Whitewater princess Jess Fox has made canoe slalom history but the sweetness of a rare K1 and C1 slalom double also held two bitter aftertastes in Slovenia.

Controversy reigned on the final day of World Cup 4 in Tacen overnight when Fox became the first woman to win gold in both K1 and C1 boats at the same Cup event.

It only occurred due to a bizarre re-run of the kayak final after the London Olympic silver-medallist bombed out as the last paddler down the course.

A power outage further up the river sparked a 15cm change in water levels, creating a disadvantage for Fox and other leading competitors, forcing organisers to call for a re-run.

It cost the 19-year-old's teammate Ros Lawrence a maiden World Cup medal in the K1 after she produced a sterling second in the initial final.

Lawrence was unsurprisingly upset by the ruling, eventually finishing ninth (10.29 seconds behind victor Fox) to rub salt into the wounds of a challenging season.

"It was a bizarre day," Fox said from Braitislova on Monday. "I really felt for the girls who finished first, second and third after that run.

"Ros was second and to be told to do another run ... I know how I'd be if I was in her position.

"I had a shocking run in that (first) final, with a really big mistake, and then got a second chance. I thought how lucky and made the most of the second chance."

The K1 triumph, beating Austrian star Corinna Kuhnle by 0.34s, was Fox's long-awaited first K1 gold and came after she continued her domination of the C1, winning her third canoe World Cup final this year.

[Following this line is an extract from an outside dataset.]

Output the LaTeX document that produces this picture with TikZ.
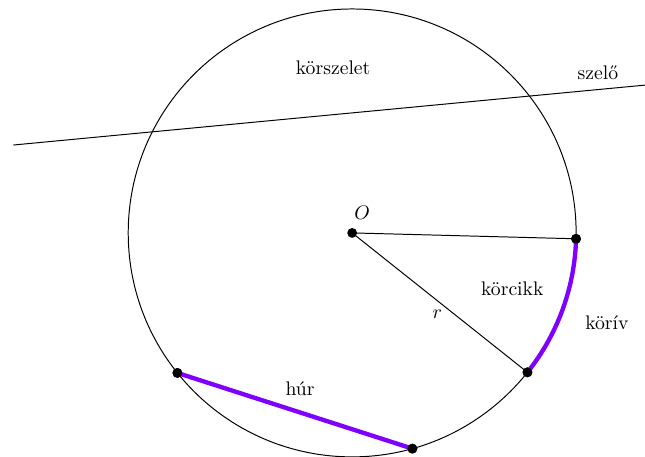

The K1 and C1 double has been achieved by men before, most recently by British champion Dave Florence in Cardiff, but this was the first time for a woman.

It further stoked the desire of Fox and Australian Canoeing, lobbying for gender equity, to have the C1 event included in the Olympics.

As it stands the K1 is the only female whitewater medal at the Games, while men have three (K1, C1 and C2), giving the sport the second lowest female participation rate of 25 per cent (only higher than boxing).

"Afterwards I realised it was great for me to do that but I can't at the Olympics," she said. "It's sweet but it hits home because you realise there's not as many opportunities for women in our sport.

"We're behind other sports in the way we address gender issues and that should be a concern to the ICF (International Canoe Federation).

"At this stage it seems like they're still discriminating against women."